Prospecting and claim staking were generally confined to the lower reaches of the Kitsault River until 1910, when Scandinavian prospectors Ole Pearson, Ole Evindsen, K.L. Eik and E. Carlson arrived at Alice Arm. After several days prospecting along the rugged slopes and canyons further upstream along the Kitsault River, Eik and Carlson returned to Alice Arm for supplies while Pearson and Evindsen continued prospecting. It was then that Evindsen discovered what appeared to be a rich vein. Almost simultaneously, Pearson, about 75 feet away, discovered a large white boulder, prompting a vivid flashback of his dream the night before the prospecting expedition. In it, his late uncle prophesied the discovery of a big white exposure and Pearson’s subsequent wealth, and instructed his nephew to name the claim Dolly Varden, after the heroine of Charles Dickens’ novel, Barnaby Rudge. Accordingly, the four prospectors staked seven Dolly Varden claims on the steep west bank of the Kitsault River, 17 miles upriver from Alice Arm.
Early exploration on the claims exposed a 45-foot-wide body of quartz with pyrite, galena and minor chalcopyrite. Working conditions were challenging, as the steep terrain was densely forested and strewn with deadfall, and glacial till masked the underlying bedrock and mineralized zones. Transportation of supplies and equipment was a slow, back-breaking procedure until 1913, when a trail was hacked out to the claims from Alice Arm, though only the lower seven miles were passable with packhorses.
Shortly after the trail was built, the prospectors – faced with dwindling resources – gave one-fifth of their interest to Charlie Swanson in exchange for a grubstake. They then built a cabin and started driving an underground drift to expose the mineralized zone.
News of their discovery travelled, and other prospectors started staking around the Dolly Varden. In order to protect their interests, the four prospectors staked several other properties, including the promising Red Point copper and North Star silver claims, both about one mile north of the Dolly Varden. R.B. McGinnis, an engineer from San Francisco, came to examine the Red Point property, but was more impressed with the highgrade showings on the Dolly Varden and immediately leased the claims for $50,000. The original four prospectors and Swanson each received $10,000. His prophetical dream realized, Pearson returned to Sweden and bought a farm; the other three partners continued to work for McGinnis on the Dolly Varden project. Evindsen used his share of the payout to build the Alice Arm Hotel in 1916.
The trend of silver mineralization extended almost 20 miles northward from Alice Arm along the Kitsault River and partially eastward along the Illiance River. The Toric mineral claims on the east side of the Kitsault River and northeast of the Dolly Varden would eventually be developed by Torbrit Silver Mines, becoming the largest producer of the camp.

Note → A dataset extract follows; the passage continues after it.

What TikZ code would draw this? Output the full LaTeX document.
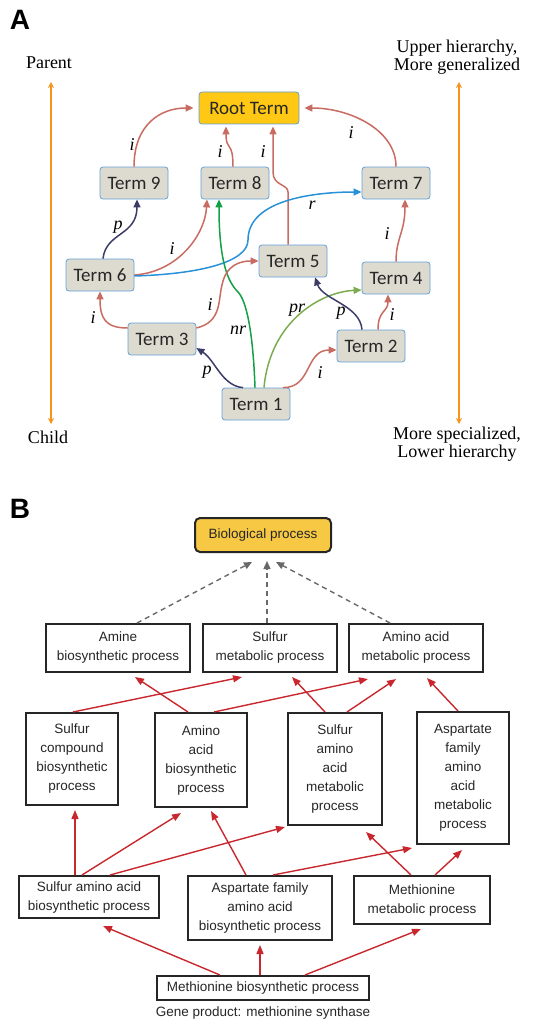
\documentclass[tikz,border=0pt]{standalone}
\usepackage{fontspec}
\setmainfont{Liberation Serif}
\newfontfamily\termfont{Carlito}
\newfontfamily\bfont{Liberation Sans}
\usetikzlibrary{arrows.meta}
\definecolor{termfill}{RGB}{221,219,208}
\definecolor{termborder}{RGB}{100,160,215}
\definecolor{rootfill}{RGB}{255,200,20}
\definecolor{ared}{RGB}{200,108,98}
\definecolor{anavy}{RGB}{60,60,105}
\definecolor{ablue}{RGB}{40,145,215}
\definecolor{agreen}{RGB}{20,160,70}
\definecolor{aolive}{RGB}{125,172,80}
\definecolor{aorange}{RGB}{247,148,29}
\definecolor{bred}{RGB}{200,40,45}
\definecolor{bpfill}{RGB}{246,200,67}
\definecolor{dgray}{RGB}{105,105,105}
\tikzset{
  term/.style={draw=termborder, fill=termfill, rounded corners=3pt, line width=0.8pt,
    minimum width=68pt, minimum height=32pt, inner sep=0pt,
    font=\termfont\fontsize{19}{22}\selectfont, text=black!85},
  rootbox/.style={term, fill=rootfill, minimum width=100pt},
  tipA/.style={-{Triangle[length=8pt,width=7pt]}},
  ered/.style={draw=ared, line width=1.5pt, tipA},
  enavy/.style={draw=anavy, line width=1.5pt, tipA},
  lab/.style={font=\itshape\fontsize{18}{18}\selectfont, inner sep=0pt},
  side/.style={font=\fontsize{18}{18}\selectfont, align=center, inner sep=0pt},
  oarrow/.style={draw=aorange, line width=1.6pt, {Stealth[length=6pt,width=6pt]}-{Stealth[length=6pt,width=6pt]}},
  bbox/.style={draw=black!85, line width=2pt, inner sep=0pt, align=center,
    font=\bfont\fontsize{13.5}{19}\selectfont, text=black!85},
  bredarrow/.style={draw=bred, line width=1.4pt, -{Triangle[length=9pt,width=7pt]}},
  bdash/.style={draw=dgray, line width=1.4pt, dashed, dash pattern=on 5pt off 4pt, -{Triangle[length=8pt,width=7pt]}},
  panel/.style={font=\bfont\bfseries\fontsize{28}{28}\selectfont, inner sep=0pt}
}
\begin{document}
\begin{tikzpicture}[x=1pt,y=-1pt]
\useasboundingbox (0,0) rectangle (544,1022);
% ---------- Panel A ----------
\node[panel] (pa) at (20,20) {A};
\node[side] (parent) at (49,63) {Parent};
\node[side] (child) at (48,437) {Child};
\node[side] (upper) at (457,57) {Upper hierarchy,\\More generalized};
\node[side] (lower) at (457,444) {More specialized,\\Lower hierarchy};
\coordinate (lt) at (51,82);
\coordinate (lb) at (51,424);
\coordinate (rt) at (459,82);
\coordinate (rb) at (459,424);
\draw[oarrow] (lt) -- (lb);
\draw[oarrow] (rt) -- (rb);

\node[rootbox] (root) at (249,108) {Root Term};
\node[term] (t9) at (134,183) {Term 9};
\node[term] (t8) at (235,183) {Term 8};
\node[term] (t7) at (396,183) {Term 7};
\node[term] (t6) at (100,275) {Term 6};
\node[term] (t5) at (293,261) {Term 5};
\node[term] (t4) at (396,278) {Term 4};
\node[term] (t3) at (162,339) {Term 3};
\node[term] (t2) at (371,346) {Term 2};
\node[term] (t1) at (256,404) {Term 1};

\draw[ered] (t9.north) .. controls (134,125) and (160,108) .. ([xshift=-5pt]root.west);
\draw[ered] ([xshift=-2pt]t8.north) .. controls (233,140) and (226,152) .. ([xshift=-23pt,yshift=-2pt]root.south);
\draw[ered] ([xshift=-5pt]t5.north) -- (288,192) .. controls (288,184) and (273,186) .. (273,172) -- ([xshift=24pt,yshift=-2pt]root.south);
\draw[ered] (t7.north) .. controls (396,130) and (350,108) .. ([xshift=5pt]root.east);
\draw[enavy] ([xshift=3pt]t6.north) .. controls (106,232) and (137,236) .. ([xshift=3pt]t9.south);
\draw[ered] (t6.east) .. controls (178,272) and (205,235) .. ([xshift=-28pt]t8.south);
\draw[draw=ablue, line width=1.5pt, tipA] ([yshift=-1pt]t6.east) .. controls (200,274) and (248,262) .. (248,240) .. controls (248,198) and (320,192) .. ([yshift=-9pt]t7.west);
\draw[draw=agreen, line width=1.5pt, tipA] ([xshift=-1pt]t1.north) .. controls (253,330) and (246,300) .. (238,292) .. controls (228,282) and (219,262) .. ([xshift=-16pt]t8.south);
\draw[ered] ([yshift=11pt]t3.west) .. controls (105,328) and (100,318) .. (t6.south);
\draw[ered] ([yshift=11pt]t3.east) .. controls (222,322) and (218,300) .. (222,285) .. controls (226,265) and (240,261) .. (t5.west);
\draw[enavy] ([xshift=-13pt]t1.north) .. controls (222,386) and (215,360) .. ([yshift=-9pt]t3.east);
\draw[draw=aolive, line width=1.5pt, tipA] ([xshift=8pt]t1.north) .. controls (270,322) and (320,292) .. ([yshift=-12pt]t4.west);
\draw[ered] ([xshift=27pt]t1.north) .. controls (312,388) and (305,350) .. ([yshift=-4pt]t2.west);
\draw[enavy] ([xshift=-9pt]t2.north) .. controls (360,305) and (323,300) .. ([xshift=22pt]t5.south);
\draw[ered] ([xshift=7pt]t2.north) .. controls (378,310) and (388,312) .. ([xshift=-8pt]t4.south);
\draw[ered] (t4.north) .. controls (396,238) and (405,232) .. ([xshift=9pt]t7.south);

\node[lab] (l1) at (132,145) {i};
\node[lab] (l2) at (220,152) {i};
\node[lab] (l3) at (263,152) {i};
\node[lab] (l4) at (351,133) {i};
\node[lab] (l5) at (118,227) {p};
\node[lab] (l6) at (312,205) {r};
\node[lab] (l7) at (172,249) {i};
\node[lab] (l8) at (387,234) {i};
\node[lab] (l9) at (93,318) {i};
\node[lab] (l10) at (210,305) {i};
\node[lab] (l11) at (238,330) {nr};
\node[lab] (l12) at (297,310) {pr};
\node[lab] (l13) at (341,313) {p};
\node[lab] (l14) at (392,315) {i};
\node[lab] (l15) at (207,372) {p};
\node[lab] (l16) at (320,373) {i};

% ---------- Panel B ----------
\node[panel] (pb) at (20,509) {B};
\node[bbox, fill=bpfill, rounded corners=5pt, minimum width=136pt, minimum height=34pt] (bp) at (263,535) {Biological process};
\node[bbox, minimum width=144pt, minimum height=48pt] (am) at (118,648) {Amine\\biosynthetic process};
\node[bbox, minimum width=134pt, minimum height=48pt] (sm) at (270,648) {Sulfur\\metabolic process};
\node[bbox, minimum width=134pt, minimum height=48pt] (aam) at (416,648) {Amino acid\\metabolic process};
\node[bbox, minimum width=92pt, minimum height=92pt] (sc) at (72,759) {Sulfur\\compound\\biosynthetic\\process};
\node[bbox, minimum width=92pt, minimum height=94pt] (aab) at (201,760) {Amino\\acid\\biosynthetic\\process};
\node[bbox, minimum width=94pt, minimum height=112pt] (saam) at (335,769) {Sulfur\\amino\\acid\\metabolic\\process};
\node[bbox, minimum width=92pt, minimum height=132pt] (afm) at (463,778) {Aspartate\\family\\amino\\acid\\metabolic\\process};
\node[bbox, minimum width=140pt, minimum height=42pt] (saab) at (89,897) {Sulfur amino acid\\biosynthetic process};
\node[bbox, minimum width=144pt, minimum height=64pt] (afb) at (260,908) {Aspartate family\\amino acid\\biosynthetic process};
\node[bbox, minimum width=136pt, minimum height=48pt] (mm) at (422,900) {Methionine\\metabolic process};
\node[bbox, minimum width=212pt, minimum height=24pt] (mb) at (263,988) {Methionine biosynthetic process};
\node[font=\bfont\fontsize{13.5}{16}\selectfont, text=black!85, inner sep=0pt] (gene) at (263,1013) {Gene product: methionine synthase};

\draw[bdash] ([xshift=19pt]am.north) -- ([xshift=-11pt,yshift=-9pt]bp.south);
\draw[bdash] ([xshift=-3pt]sm.north) -- ([xshift=4pt,yshift=-8pt]bp.south);
\draw[bdash] ([xshift=-26pt]aam.north) -- ([xshift=13pt,yshift=-9pt]bp.south);

\draw[bredarrow] ([xshift=1pt]sc.north) -- ([xshift=-28pt,yshift=-4pt]sm.south);
\draw[bredarrow] ([xshift=-13pt]aab.north) -- ([xshift=17pt,yshift=-4pt]am.south);
\draw[bredarrow] ([xshift=13pt]aab.north) -- ([xshift=-48pt,yshift=-6pt]aam.south);
\draw[bredarrow] ([xshift=-10pt]saam.north) -- ([xshift=22pt,yshift=-4pt]sm.south);
\draw[bredarrow] ([xshift=12pt]saam.north) -- ([xshift=-20pt,yshift=-6pt]aam.south);
\draw[bredarrow] ([xshift=-5pt]afm.north) -- ([xshift=11pt,yshift=-5pt]aam.south);
\draw[bredarrow] ([xshift=-14pt]saab.north) -- ([xshift=3pt,yshift=-4pt]sc.south);
\draw[bredarrow] ([xshift=-7pt]saab.north) -- ([xshift=-20pt,yshift=-5pt]aab.south);
\draw[bredarrow] ([xshift=21pt]saab.north) -- ([xshift=-50pt,yshift=-1pt]saam.south);
\draw[bredarrow] ([xshift=-14pt]afb.north) -- ([xshift=10pt,yshift=-3pt]aab.south);
\draw[bredarrow] ([xshift=13pt]afb.north) -- ([xshift=-51pt,yshift=-3pt]afm.south);
\draw[bredarrow] ([xshift=-11pt]mm.north) -- ([xshift=31pt,yshift=-6pt]saam.south);
\draw[bredarrow] ([xshift=13pt]mm.north) -- ([xshift=-1pt,yshift=-5pt]afm.south);
\draw[bredarrow] ([xshift=-43pt]mb.north) -- ([xshift=14pt,yshift=-7pt]saab.south);
\draw[bredarrow] ([xshift=-3pt]mb.north) -- ([yshift=-4pt]afb.south);
\draw[bredarrow] ([xshift=42pt]mb.north) -- ([xshift=-1pt,yshift=-4pt]mm.south);
\end{tikzpicture}
\end{document}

The North Star claim, initially owned by three of the original Scandinavian prospectors, would be extensively explored by underground methods, but, despite high hopes, the mine only produced several hundred tons of high-grade ore. Other identified producers included the Experanza (which shipped 950 tons averaging 86.3 oz/ton Ag), LaRose, Wolf, Muskateer, Silver Horde, Climax, Moose and Lamb, David Copperfield and Tiger claims.
Early exploration was focused on prospecting, exposing and defining zones of mineralization with surface trenching, diamond drilling, underground tunnelling and raising. These zones, developed in volcanic rocks, varied from comparatively narrow, vein-like structures with pod-like bodies to massive deposits 40 feet (and occasionally up to 100 feet) wide and extending up to 500 feet in length. The largest quartz outcrop to be uncovered during the early days of the camp was on the Moose claim where a 150-foot-wide zone was exposed.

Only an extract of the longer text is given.